Advisers can also be paid where they charge a flat or hourly fee to make a plan, and then they are out of the picture. If you follow their advice to the letter, or only in a general sense, or throw it in the trash it doesn't impact their future earnings.

The difference between the different types of fund families is where they get their customers. Given that many fund families have the same exact index funds, and similar target date funds; the big difference is fees and expenses. If a fund family requires you to go through a broker to invest in their fund, that is a layer of people that need to get paid.

When picking which family to invest with the number of fund types (US Stocks, bonds, international, indexes, target date, sector funds) can be very important. The IRA (Roth or regular) can be moved from fund to fund without tax consideration, moving within the fund family makes this transaction virtually seamless.

If you limit yourself to a fund family because of a suggestion made in 2015, why do you still want to be paying a fee to an outside company a decade later when you now have moved from a target date fund to some other fund within the family.

As to the generic filler advice you felt you received.
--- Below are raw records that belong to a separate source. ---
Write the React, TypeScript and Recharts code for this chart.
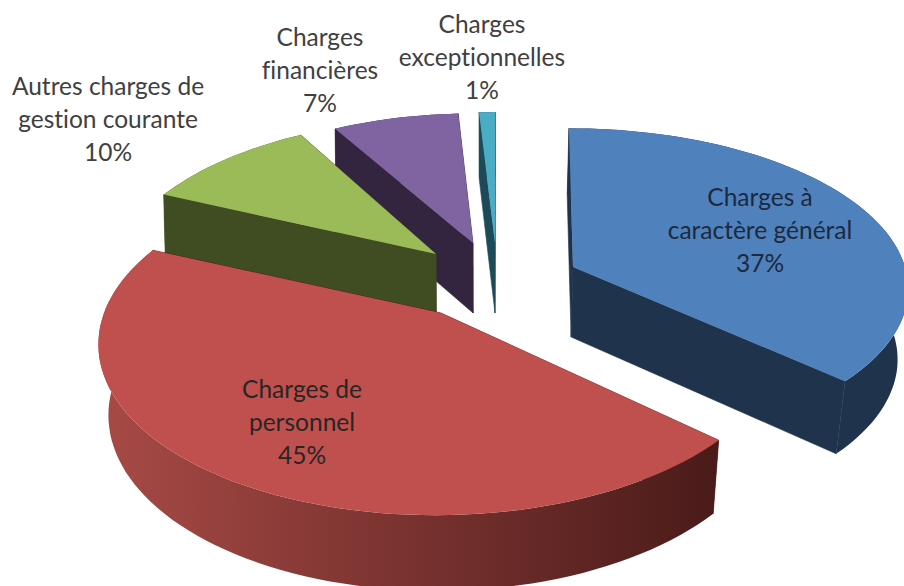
import { PieChart, Pie } from 'recharts';

// painted back to front, counter-clockwise from north
const categories = ['exceptionnelles', 'financieres', 'gestion', 'personnel', 'general'];
const values = [1, 7.45, 10.05, 44.8, 36.7];
const labelLines = [
  ['Charges', 'exceptionnelles'],
  ['Charges', 'financières'],
  ['Autres charges de', 'gestion courante'],
  ['Charges de', 'personnel'],
  ['Charges à', 'caractère général'],
];

const data = categories.map((name, i) => ({ name, value: values[i], lines: labelLines[i] }));

// look of each slice: explode offset from the pie centre, rim shrink, camera, colours, label place
const sliceStyle: Record<string, any> = {
  exceptionnelles: { dx: 58, dy: -70, scale: 0.94, persp: 5.2, squash: 0.5, lean: 0.005, top: '#4bacc6', wall: '#1c4a58', rimA: '#1c4a58', rimB: '#1c4a58', lx: 482, ly: 33, ink: '#404040' },
  financieres: { dx: 36, dy: -70, scale: 0.97, persp: 5.2, squash: 0.48, lean: 0.005, top: '#8064a2', wall: '#33253f', rimA: '#33253f', rimB: '#33253f', lx: 320, ly: 46, ink: '#404040' },
  gestion: { dx: -1, dy: -59, scale: 0.97, persp: 5.2, squash: 0.5, lean: 0.005, top: '#9bbb59', wall: '#404c22', rimA: '#404c22', rimB: '#404c22', lx: 108, ly: 95, ink: '#404040' },
  personnel: { dx: 4, dy: 0, scale: 1.015, persp: 6, squash: 0.5, lean: 0.025, top: '#c0504d', wall: '#4a1b19', rimA: '#a84a46', rimB: '#4a1b19', lx: 302, ly: 398, ink: '#262626' },
  general: { dx: 136, dy: -46, scale: 1, persp: 8, squash: 0.47, lean: 0.026, top: '#4f81bd', wall: '#1f334c', rimA: '#1f334c', rimB: '#1f334c', lx: 760, ly: 206, ink: '#1c2a3c' },
};

const DEPTH = 70;
const VANISH_X = 500;

// project a point of the pie disc to the screen, angle in recharts degrees
function project(ax: number, ay: number, r: number, deg: number, st: any) {
  const rad = (deg * Math.PI) / 180;
  const east = Math.cos(rad);
  const north = Math.sin(rad);
  const s = 1 / (1 + north / st.persp);
  const x = ax + r * east * s + (ax - VANISH_X) * (s - 1) * 0.5;
  const y = ay - r * st.squash * north * s;
  return { x, y, s };
}

const toPath = (pts: { x: number; y: number }[]) =>
  pts.map((p, i) => `${i ? 'L' : 'M'}${p.x.toFixed(1)} ${p.y.toFixed(1)}`).join(' ') + ' Z';

function Slice3D(props: any) {
  const { cx, cy, outerRadius, startAngle, endAngle, payload } = props;
  const st = sliceStyle[payload.name];
  const ax = cx + st.dx;
  const ay = cy + st.dy;
  const r = outerRadius * st.scale;
  const drop = (p: { x: number; y: number; s: number }) => ({
    x: p.x + (VANISH_X - p.x) * st.lean,
    y: p.y + DEPTH * (0.6 + p.s * 0.4),
  });
  const arc: { x: number; y: number; s: number }[] = [];
  const steps = Math.max(2, Math.ceil(Math.abs(endAngle - startAngle) / 2));
  for (let i = 0; i <= steps; i++) {
    arc.push(project(ax, ay, r, startAngle + ((endAngle - startAngle) * i) / steps, st));
  }
  const apex = { x: ax, y: ay, s: 1 };
  const first = arc[0];
  const last = arc[arc.length - 1];
  const gradId = `rim-${payload.name}`;
  return (
    <g>
      <defs>
        <linearGradient id={gradId} gradientUnits="userSpaceOnUse" x1={98} y1={0} x2={718} y2={0}>
          <stop offset="0%" stopColor={st.rimA} />
          <stop offset="100%" stopColor={st.rimB} />
        </linearGradient>
      </defs>
      <path d={toPath([first, apex, drop(apex), drop(first)])} fill={st.wall} stroke={st.wall} strokeWidth={0.6} />
      <path d={toPath([apex, last, drop(last), drop(apex)])} fill={st.wall} stroke={st.wall} strokeWidth={0.6} />
      <path d={toPath([...arc, ...arc.map(drop).reverse()])} fill={`url(#${gradId})`} />
      <path d={toPath([apex, ...arc])} fill={st.top} />
    </g>
  );
}

function SliceLabel(props: any) {
  const { payload, value } = props;
  const st = sliceStyle[payload.name];
  const rows = [...payload.lines, `${Math.round(value)}%`];
  return (
    <text textAnchor="middle" fontFamily="Lato" fontSize={24.5} fill={st.ink} style={{ fontVariantLigatures: 'none' }}>
      {rows.map((row: string, i: number) => (
        <tspan key={row} x={st.lx} y={st.ly + i * 33}>{row}</tspan>
      ))}
    </text>
  );
}

export default function App() {
  return (
    <div style={{ position: 'absolute', left: 0, top: 0, width: 904, height: 586, background: '#fff' }}>
      <PieChart width={904} height={586} margin={{ top: 0, right: 0, bottom: 0, left: 0 }}>
        <Pie
          data={data}
          dataKey="value"
          nameKey="name"
          cx={437}
          cy={313}
          outerRadius={332}
          startAngle={90}
          endAngle={450}
          paddingAngle={0}
          stroke="none"
          shape={Slice3D}
          label={SliceLabel}
          labelLine={false}
          isAnimationActive={false}
        />
      </PieChart>
    </div>
  );
}
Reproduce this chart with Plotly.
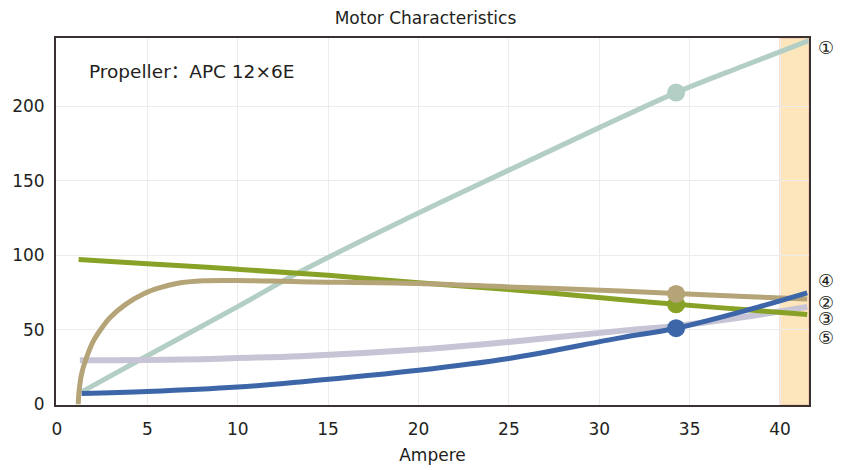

Nobody has any idea in the next few years which segment of the market will do well. They can only discus the past and guesses about the future. That is why many advise either an index, or a target date fund. That wasn't bad advise. The problem was the steering you to a fund family that made the adviser the most money.

So take their advice about the type of investment (Roth vs regular);target vs index; and pick the fund family that you are comfortable with regarding fees, expenses and number of investments.